La Constitucional declaró inconstitucional las limitaciones consagradas en el Código de Policía para el consumo de “sustancias alcohólicas, psicoactivas o prohibidas” en “el espacio público, lugares abiertos al público, o que siendo privados trasciendan a lo público” y “en estadios, coliseos, centros deportivos, parques, hospitales, centros de salud y en general, en el espacio público, excepto en las actividades autorizadas por la autoridad competente”.
La Corte no da prueba alguna de que las limitaciones impuestas “impidan” alcanzar la tranquilidad y las relaciones respetuosas que pretende proteger el Código ni de que, como dice su comunicado, no “haya siquiera riesgo de que se afecten los bienes protegidos”. Si la Corte no iba a hacer un juicio en abstracto, tendría que haber visto la evidencia. Y la evidencia empírica muestra que el consumo de alcohol y sustancias psicoactivas en espacios públicos pone en riesgo la convivencia pacífica y la tranquilidad. Son miles los casos de homicidios, lesiones personales, riñas y otras formas de violencia ocurridos en espacios públicos y lugares abiertos al público ocasionados por personas bajo el influjo del alcohol y las drogas. A los magistrados de la Corte les hubiera bastado con preguntarle a la Policía o a Medicina Legal. Sobre decir que no quisieron hacerlo. De haberlo hecho no hubieran podido decidir como lo hicieron.

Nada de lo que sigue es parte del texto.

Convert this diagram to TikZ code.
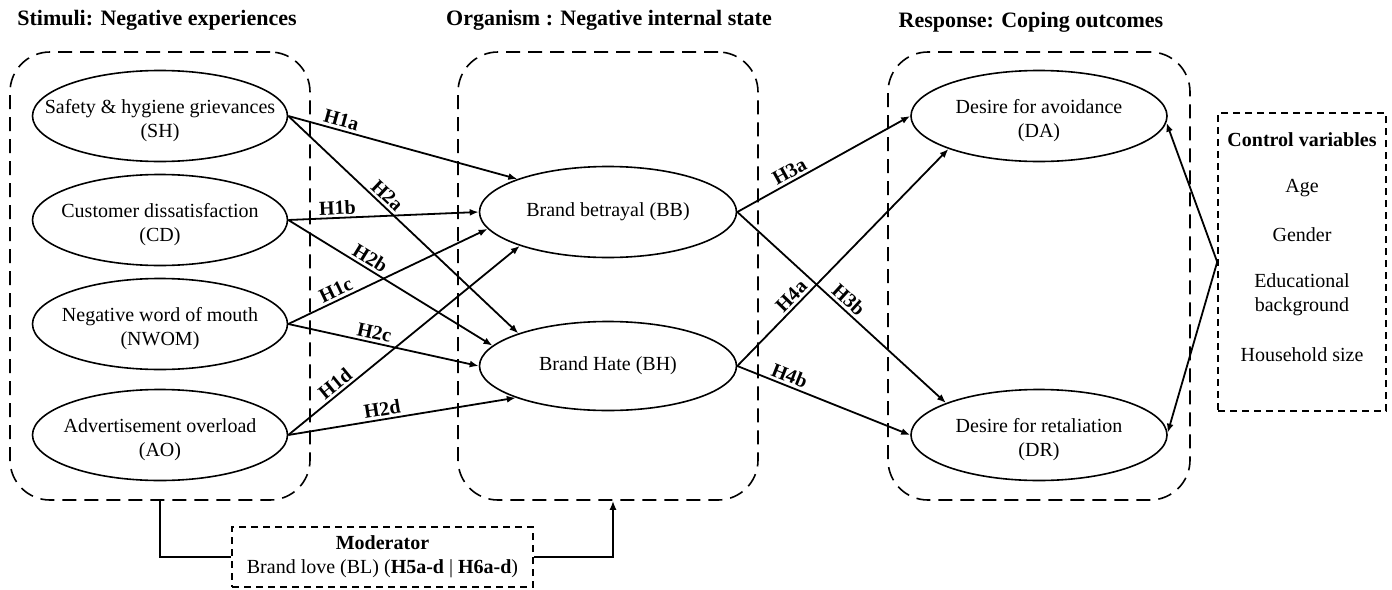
\documentclass[tikz,border=0pt]{standalone}
\usepackage{fontspec}
\setmainfont{Liberation Serif}
\usetikzlibrary{shapes.geometric,arrows.meta}
\begin{document}
\begin{tikzpicture}[x=1pt,y=-1pt,
 ell/.style={ellipse,draw,line width=1.6pt,minimum width=255pt,minimum height=91pt,inner sep=0pt},
 etxt/.style={label={[align=center,font=\fontsize{20}{24}\selectfont,yshift=-5pt]center:#1}},
 etxtone/.style={label={[font=\fontsize{20}{24}\selectfont]center:#1}},
 grp/.style={draw,line width=1.6pt,rounded corners=40pt,dash pattern=on 14pt off 8pt,minimum width=300pt,minimum height=448pt,inner sep=0pt},
 sbox/.style={draw,line width=1.6pt,dash pattern=on 7pt off 5pt,inner sep=0pt},
 arr/.style={-{Latex[length=9pt,width=7pt]},line width=1.8pt},
 conn/.style={line width=1.8pt},
 lab/.style={font=\fontsize{20}{22}\selectfont\bfseries,sloped,above,inner sep=2.5pt},
 ttl/.style={font=\fontsize{22}{24}\selectfont\bfseries},
 txt/.style={font=\fontsize{20}{24}\selectfont}
]
\useasboundingbox (0,0) rectangle (1392,589);
% titles
\node[ttl] (T1) at (157,20) {Stimuli: Negative experiences};
\node[ttl] (T2) at (609,20) {Organism : Negative internal state};
\node[ttl] (T3) at (1031,22) {Response: Coping outcomes};
% groups
\node[grp] (G1) at (160,276) {};
\node[grp] (G2) at (608,276) {};
\node[grp,minimum width=302pt] (G3) at (1039,276) {};
% stimuli
\node[ell,etxt={Safety \& hygiene grievances\\(SH)}] (SH) at (160,116) {};
\node[ell,etxt={Customer dissatisfaction\\(CD)}] (CD) at (160,220) {};
\node[ell,etxt={Negative word of mouth\\(NWOM)}] (NWOM) at (160,324) {};
\node[ell,etxt={Advertisement overload\\(AO)}] (AO) at (160,435) {};
% organism
\node[ell,minimum width=257pt,etxtone={Brand betrayal (BB)}] (BB) at (608,212) {};
\node[ell,minimum width=257pt,minimum height=89pt,etxtone={Brand Hate (BH)}] (BH) at (608,366) {};
% response
\node[ell,minimum width=256pt,etxt={Desire for avoidance\\(DA)}] (DA) at (1039,116) {};
\node[ell,minimum width=256pt,etxt={Desire for retaliation\\(DR)}] (DR) at (1039,435) {};
% control variables
\node[sbox,minimum width=168pt,minimum height=298pt] (CV) at (1302,262) {};
\node[txt,font=\fontsize{20}{24}\selectfont\bfseries] (CV1) at (1302,140) {Control variables};
\node[txt] (CV2) at (1302,188) {Age};
\node[txt] (CV3) at (1302,235) {Gender};
\node[txt,align=center] (CV4) at (1302,295) {Educational\\background};
\node[txt] (CV5) at (1302,355) {Household size};
\coordinate (J) at (CV.west);
\draw[arr] (J) -- (DA.-3);
\draw[arr] (J) -- (DR.1);
% moderator
\node[sbox,minimum width=301pt,minimum height=60pt,align=center,font=\fontsize{20}{24}\selectfont] (MOD) at (382.5,557)
 {\textbf{Moderator}\\Brand love (BL) (\textbf{H5a-d} | \textbf{H6a-d})};
\draw[conn] (G1.south) |- (MOD.west);
\draw[arr] (MOD.east) -| ([xshift=5pt]G2.south);
% stimuli -> organism
\draw[arr] (SH.east) -- (BB.160) node[lab,pos=0.22]{H1a};
\draw[arr] (SH.east) -- (BH.160) node[lab,pos=0.40]{H2a};
\draw[arr] (CD.east) -- (BB.180) node[lab,pos=0.26]{H1b};
\draw[arr] (CD.east) -- (BH.170) node[lab,pos=0.375]{H2b};
\draw[arr] (NWOM.east) -- (BB.188) node[lab,pos=0.26]{H1c};
\draw[arr] (NWOM.east) -- (BH.180) node[lab,pos=0.44]{H2c};
\draw[arr] (AO.east) -- (BB.201) node[lab,pos=0.23]{H1d};
\draw[arr] (AO.east) -- (BH.199) node[lab,pos=0.42]{H2d};
% organism -> response
\draw[arr] (BB.east) -- (DA.180) node[lab,pos=0.33]{H3a};
\draw[arr] (BB.east) -- (DR.161) node[lab,pos=0.50]{H3b};
\draw[arr] (BH.east) -- (DA.200) node[lab,pos=0.29]{H4a};
\draw[arr] (BH.east) -- (DR.180) node[lab,pos=0.28]{H4b};
\end{tikzpicture}
\end{document}
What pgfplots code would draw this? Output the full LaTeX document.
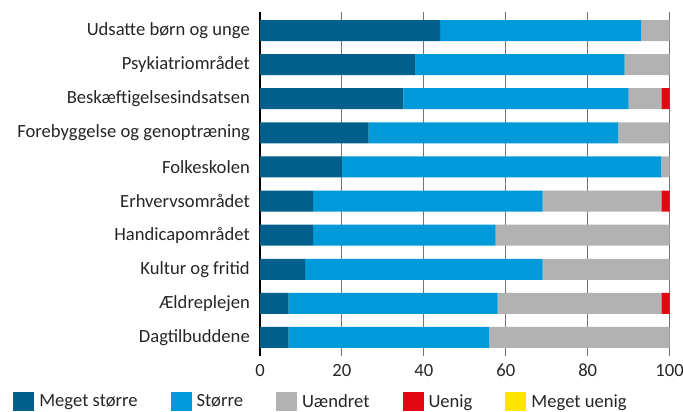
\documentclass[border=0pt]{standalone}
\usepackage{pgfplots}
\pgfplotsset{compat=1.18}
\usepackage{fontspec}
\setmainfont{Carlito}
\definecolor{cdark}{RGB}{0,96,139}
\definecolor{clight}{RGB}{0,154,219}
\definecolor{cgray}{RGB}{178,178,178}
\definecolor{cred}{RGB}{227,6,19}
\definecolor{cyellow}{RGB}{255,229,0}
\begin{document}
\begin{tikzpicture}
\useasboundingbox (-260bp,-56bp) rectangle (423bp,356bp);
\begin{axis}[
  at={(0,0)}, anchor=south west,
  scale only axis,
  width=409.6bp, height=344bp,
  xbar stacked,
  bar width=0.616,
  y dir=reverse,
  xmin=0, xmax=100,
  ymin=-0.543, ymax=9.543,
  xtick={0,20,40,60,80,100},
  ytick={0,...,9},
  yticklabels={Udsatte børn og unge,Psykiatriområdet,Beskæftigelsesindsatsen,Forebyggelse og genoptræning,Folkeskolen,Erhvervsområdet,Handicapområdet,Kultur og fritid,Ældreplejen,Dagtilbuddene},
  axis y line*=left,
  axis x line*=bottom,
  x axis line style={draw=none},
  y axis line style={black, line width=1.2bp, -},
  xtick style={draw=none},
  ytick style={draw=none},
  xmajorgrids,
  major grid style={color=black!55, line width=0.9bp},
  /pgf/number format/assume math mode=true,
  tick label style={font=\fontsize{18.6bp}{22bp}\selectfont, text=black!85},
  yticklabel style={inner sep=0pt, xshift=-10bp},
  xticklabel style={inner sep=0pt, yshift=-8bp},
  legend columns=5,
  legend style={at={(-0.610,-0.132)}, anchor=west, draw=none, fill=none,
    font=\fontsize{18.6bp}{22bp}\selectfont, text=black!85,
    /tikz/every even column/.append style={column sep=28bp},
    nodes={inner xsep=5bp, inner ysep=0pt}},
  legend image code/.code={\fill[#1,draw=none] (0bp,-9.5bp) rectangle (21bp,9.5bp);},
]
\addplot[fill=cdark, draw=none] coordinates {(44,0) (38,1) (35,2) (26.5,3) (20,4) (13,5) (13,6) (11,7) (7,8) (7,9)};
\addplot[fill=clight, draw=none] coordinates {(49,0) (51,1) (55,2) (61,3) (78,4) (56,5) (44.5,6) (58,7) (51,8) (49,9)};
\addplot[fill=cgray, draw=none] coordinates {(7,0) (11,1) (8,2) (12.5,3) (2,4) (29,5) (42.5,6) (31,7) (40,8) (44,9)};
\addplot[fill=cred, draw=none] coordinates {(0,0) (0,1) (2,2) (0,3) (0,4) (2,5) (0,6) (0,7) (2,8) (0,9)};
\addplot[fill=cyellow, draw=none] coordinates {(0,0) (0,1) (0,2) (0,3) (0,4) (0,5) (0,6) (0,7) (0,8) (0,9)};
\legend{Meget større,Større,Uændret,Uenig,Meget uenig}
\end{axis}
\end{tikzpicture}
\end{document}
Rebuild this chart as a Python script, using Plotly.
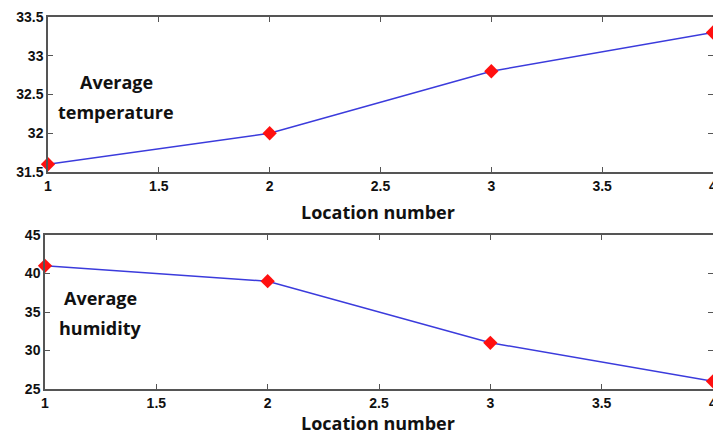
import plotly.graph_objects as go

locations = [1, 2, 3, 4]
avg_temperature = [31.6, 32.0, 32.8, 33.3]
avg_humidity = [41, 39, 31, 26]
x_ticks = [1, 1.5, 2, 2.5, 3, 3.5, 4]
temp_ticks = [31.5, 32, 32.5, 33, 33.5]
hum_ticks = [25, 30, 35, 40, 45]

W, H = 713, 435
fig = go.Figure()

line = dict(color="#3b3bdc", width=1.5)
marker = dict(symbol="diamond", color="#ff1010", size=11, line=dict(width=0))

fig.add_trace(go.Scatter(x=locations, y=avg_temperature, mode="lines+markers",
                         line=line, marker=marker, xaxis="x", yaxis="y", cliponaxis=False))
fig.add_trace(go.Scatter(x=locations, y=avg_humidity, mode="lines+markers",
                         line=line, marker=marker, xaxis="x2", yaxis="y2", cliponaxis=False))

tickfont = dict(family="Liberation Sans", size=14, color="#111111")
common = dict(showgrid=False, zeroline=False, showline=True, linecolor="#555555",
              linewidth=1.5, mirror="ticks", ticks="inside", ticklen=5,
              tickcolor="#555555", tickfont=tickfont, ticklabeloverflow="allow",
              automargin=False)


def bold(vals):
    return ["<b>%g</b>" % v for v in vals]


fig.update_layout(
    width=W, height=H, margin=dict(l=0, r=0, t=0, b=0),
    paper_bgcolor="white", plot_bgcolor="white", showlegend=False,
    xaxis=dict(domain=[48 / W, 1], range=[1, 4], tickvals=x_ticks, ticktext=bold(x_ticks),
               anchor="y", **common),
    yaxis=dict(domain=[1 - 172 / H, 1 - 17 / H], range=[31.5, 33.5],
               tickvals=temp_ticks, ticktext=bold(temp_ticks), anchor="x", **common),
    xaxis2=dict(domain=[45 / W, 1], range=[1, 4], tickvals=x_ticks, ticktext=bold(x_ticks),
                anchor="y2", **common),
    yaxis2=dict(domain=[1 - 389 / H, 1 - 235 / H], range=[25, 45],
                tickvals=hum_ticks, ticktext=bold(hum_ticks), anchor="x2", **common),
)

labfont = dict(family="Open Sans", size=18, color="#111111")
annots = [
    (378 / W, 1 - 212 / H, "<b>Location number</b>"),
    (378 / W, 1 - 423 / H, "<b>Location number</b>"),
    (116 / W, 1 - 82 / H, "<b>Average</b>"),
    (116 / W, 1 - 112 / H, "<b>temperature</b>"),
    (100 / W, 1 - 298 / H, "<b>Average</b>"),
    (100 / W, 1 - 328 / H, "<b>humidity</b>"),
]
for x, y, t in annots:
    fig.add_annotation(x=x, y=y, xref="paper", yref="paper", text=t, showarrow=False,
                       font=labfont, xanchor="center", yanchor="middle")

fig.write_html("out.html")
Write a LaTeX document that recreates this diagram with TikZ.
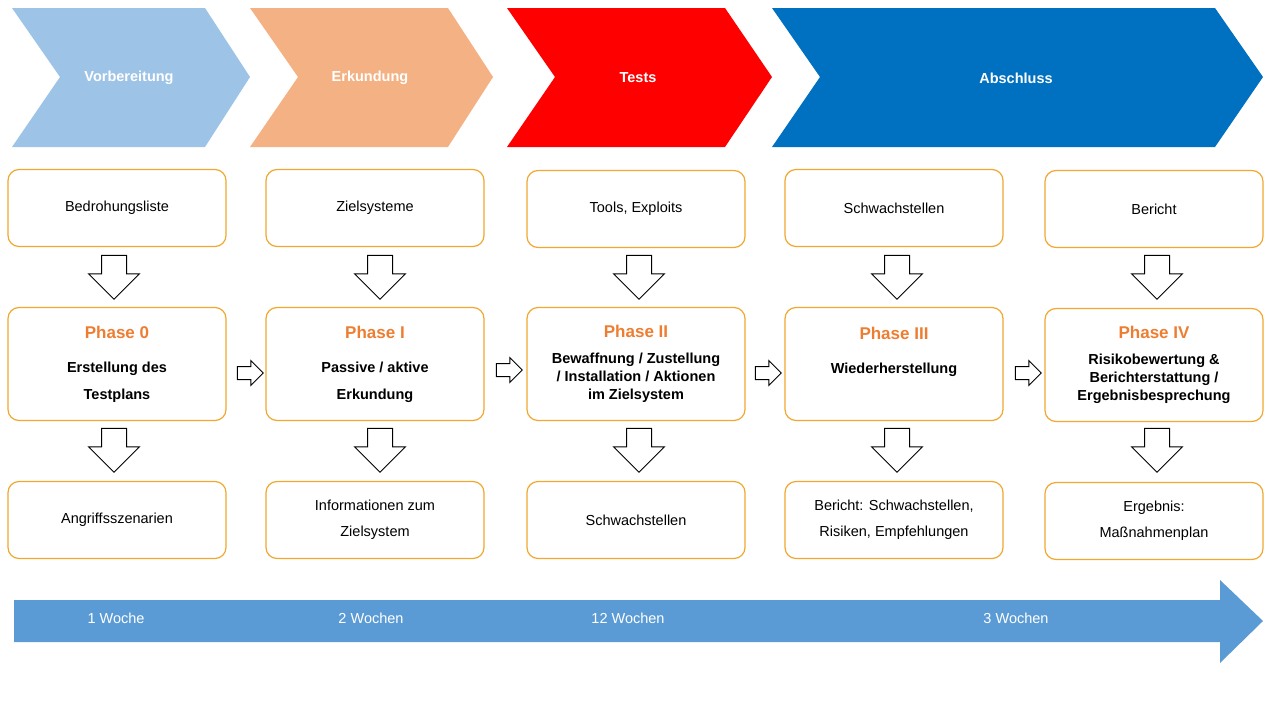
\documentclass[tikz,border=0pt]{standalone}
\usepackage{fontspec}
\setmainfont{Liberation Sans}
\usetikzlibrary{positioning, shapes.arrows}
\definecolor{vorb}{HTML}{9DC3E6}
\definecolor{erk}{HTML}{F4B183}
\definecolor{absch}{HTML}{0070C0}
\definecolor{rahmen}{HTML}{F0A830}
\definecolor{phasec}{HTML}{ED7D31}
\definecolor{zeit}{HTML}{5B9BD5}

\begin{document}
\begin{tikzpicture}[x=1pt, y=-1pt, font=\fontsize{14.5pt}{20pt}\selectfont,
  box/.style={draw=rahmen, line width=1.2pt, rounded corners=11pt, minimum width=218pt, minimum height=77pt, align=center},
  phase/.style={box, minimum height=113pt, font=\fontsize{14.5pt}{18pt}\selectfont\bfseries},
  down/.style={single arrow, draw, line width=1pt, fill=white, inner sep=12pt, single arrow head extend=13pt, minimum height=44pt, shape border rotate=270},
  rightarr/.style={single arrow, draw, line width=1pt, fill=white, inner sep=6pt, single arrow head extend=6pt, minimum height=26pt},
  chev/.style={font=\fontsize{14.5pt}{16pt}\selectfont\bfseries, text=white}]
  \useasboundingbox (0,0) rectangle (1280,720);

  % Kopfzeile
  \fill[vorb] (12,8) -- (205,8) -- (250,77) -- (205,147) -- (12,147) -- (60,77) -- cycle;
  \fill[erk] (250,8) -- (448,8) -- (493,77) -- (448,147) -- (250,147) -- (298,77) -- cycle;
  \fill[red] (507,8) -- (725,8) -- (772,77) -- (725,147) -- (507,147) -- (555,77) -- cycle;
  \fill[absch] (772,8) -- (1215,8) -- (1263,77) -- (1215,147) -- (772,147) -- (820,77) -- cycle;
  \node[chev] (vorbereitung) at (129,78) {Vorbereitung};
  \node[chev] (erkundung) at (370,78) {Erkundung};
  \node[chev] (tests) at (638,78) {Tests};
  \node[chev] (abschluss) at (1016,78) {Abschluss};

  % Eingaben
  \node[box] (in0) at (117,208) {Bedrohungsliste};
  \node[box] (in1) at (375,208) {Zielsysteme};
  \node[box] (in2) at (636,209) {Tools, Exploits};
  \node[box] (in3) at (894,208) {Schwachstellen};
  \node[box] (in4) at (1154,209) {Bericht};

  % Phasen
  \node[phase] (ph0) at (117,364) {{\fontsize{17pt}{18pt}\selectfont\color{phasec}Phase 0}\\[16pt]Erstellung des\\[9pt]Testplans};
  \node[phase] (ph1) at (375,364) {{\fontsize{17pt}{18pt}\selectfont\color{phasec}Phase I}\\[16pt]Passive / aktive\\[9pt]Erkundung};
  \node[phase] (ph2) at (636,364) {{\fontsize{17pt}{18pt}\selectfont\color{phasec}Phase II}\\[8pt]Bewaffnung / Zustellung\\/ Installation / Aktionen\\im Zielsystem};
  \node[phase] (ph3) at (894,364) {{\fontsize{17pt}{18pt}\selectfont\color{phasec}Phase III}\\[16pt]Wiederherstellung\\[4pt]\strut};
  \node[phase] (ph4) at (1154,365) {{\fontsize{17pt}{18pt}\selectfont\color{phasec}Phase IV}\\[8pt]Risikobewertung \&\\Berichterstattung /\\Ergebnisbesprechung};

  % Ergebnisse
  \node[box] (out0) at (117,520) {Angriffsszenarien};
  \node[box] (out1) at (375,520) {Informationen zum\\[6pt]Zielsystem};
  \node[box] (out2) at (636,520) {Schwachstellen};
  \node[box] (out3) at (894,520) {Bericht: Schwachstellen,\\[6pt]Risiken, Empfehlungen};
  \node[box] (out4) at (1154,521) {Ergebnis:\\[6pt]Maßnahmenplan};

  % Pfeile
  \foreach \i/\x in {0/114, 1/380, 2/639, 3/897, 4/1157} {
    \node[down] (d\i) at (\x,271) {};
    \node[down] (e\i) at (\x,444) {};
  }
  \node[rightarr] (r0) at (247,373) {};
  \node[rightarr] (r1) at (506,370) {};
  \node[rightarr] (r2) at (765,373) {};
  \node[rightarr] (r3) at (1025,373) {};

  % Zeitachse
  \fill[zeit] (14,600) -- (1220,600) -- (1220,580) -- (1263,621) -- (1220,663) -- (1220,642) -- (14,642) -- cycle;
  \node[text=white] (w1) at (116,618) {1 Woche};
  \node[text=white] (w2) at (371,618) {2 Wochen};
  \node[text=white] (w3) at (628,618) {12 Wochen};
  \node[text=white] (w4) at (1016,618) {3 Wochen};
\end{tikzpicture}
\end{document}
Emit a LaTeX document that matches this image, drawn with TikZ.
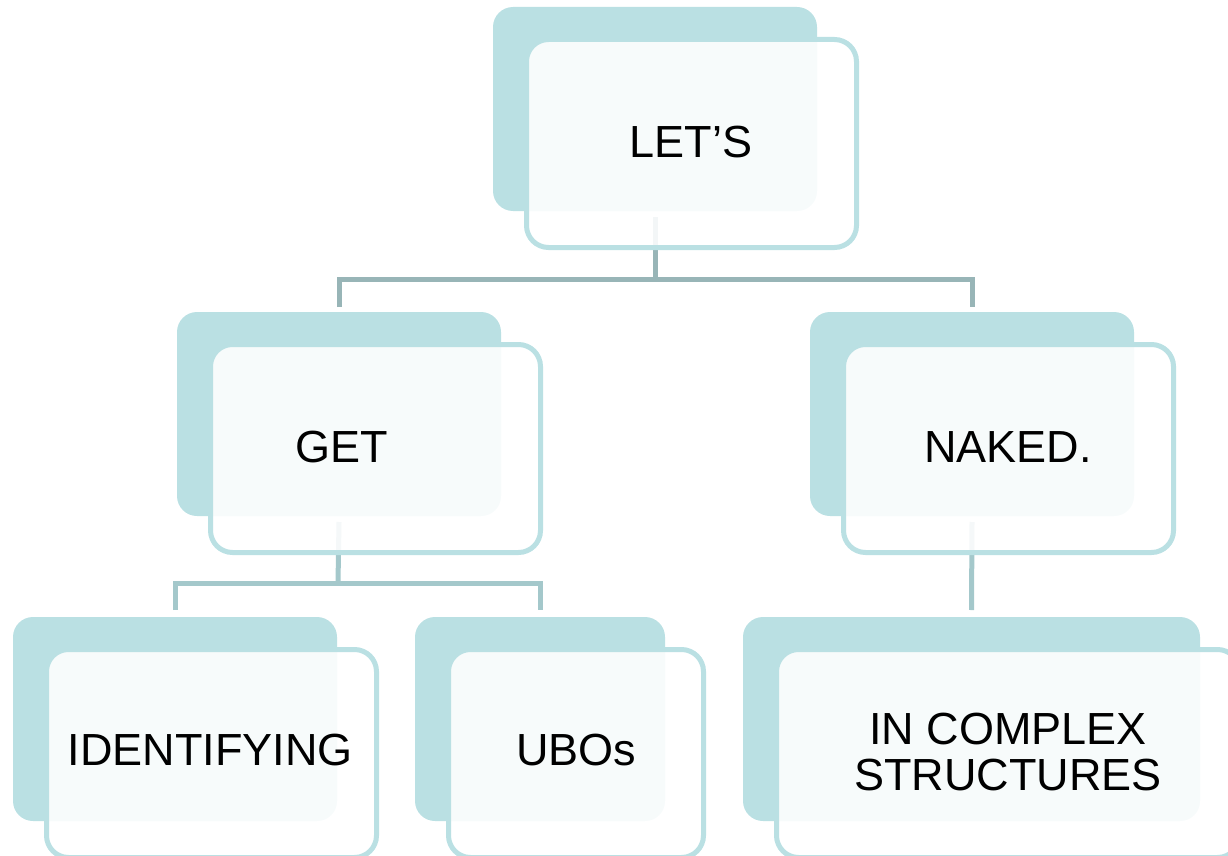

Lo que hacían las normas declaradas inconstitucionales era limitar ciertas actividades en el espacio público y en lugares abiertos al público para proteger los derechos de los otros. Si alguien se quiere emborrachar o drogarse, que lo haga en recintos privados, no en espacios públicos ni lugares abiertos al público, de manera que no se afecten la convivencia pacífica, la tranquilidad, los derechos de los demás y, en especial, los de los niños. La Corte prefirió defender a los consumidores, y de paso el negocio de quienes les venden alcohol y drogas, que proteger a los niños que, en adelante, no solo quedarán expuestos a ver gente emborrachándose y drogándose y a sufrir los riesgos que suponen personas en tal estado, sino que serán presas fáciles de jíbaros y bandas de microtraficantes que, ya lo están haciendo, esconden su actividad delictiva bajo la excusa de que solo portan una “dosis mínima” de “consumo personal”.
En fin, no sobra volver a recordar, aunque no voy a ahondar en ello, que la otra cara de la moneda al consumo y la drogadicción es la producción y el tráfico y que, en todas sus modalidades, el narcotráfico es el peor de los problemas que nos quejan. Y que a más narcotráfico, más violencia. Las decisiones sistemáticas de ese tribunal solo contribuyen al agravamiento de una situación que ya es muy mala.
Por último, como dice el salvamento de voto de Carlos Bernal, la Corte, “incluso si existiera incertidumbre acerca de la creencia que tienen muchos ciudadanos -de que la mencionada prohibición sí contribuye a alcanzar su fin- lo cierto es que en una democracia constitucional la falta de certeza empírica se suple con la legitimidad política del Congreso”.
Y ese es el otro gravísimo problema de la decisión de la Corte: usurpa las funciones del Congreso. No es la primera vez y, me temo, no será la última. Se les volvió costumbre a los magistrados que, además, son irresponsables. Han extendido el ámbito de sus competencias más allá de las facultades que les diera la misma Constitución. Han reemplazado al Congreso en sus funciones y, en no pocas ocasiones, al mismo constituyente primario. Jueces que no tienen control externo alguno y que no se autocontrolan, y que no reconocen límite alguno. Jueces que creen que su función es ir en contravía de las mayorías e imponerles a ellas sus posiciones ideológicas. Jueces altamente politizados y, en el caso de esta Corte y con algunas excepciones, además francamente mediocres. La rueda de prensa de las dos magistradas fue, hay que decirlo, penosa.
Acá no sirve ganar las elecciones e ir al Congreso o a la Presidencia. El pueblo no es soberano y no lo son sus representantes. Estamos en la dictadura de los jueces.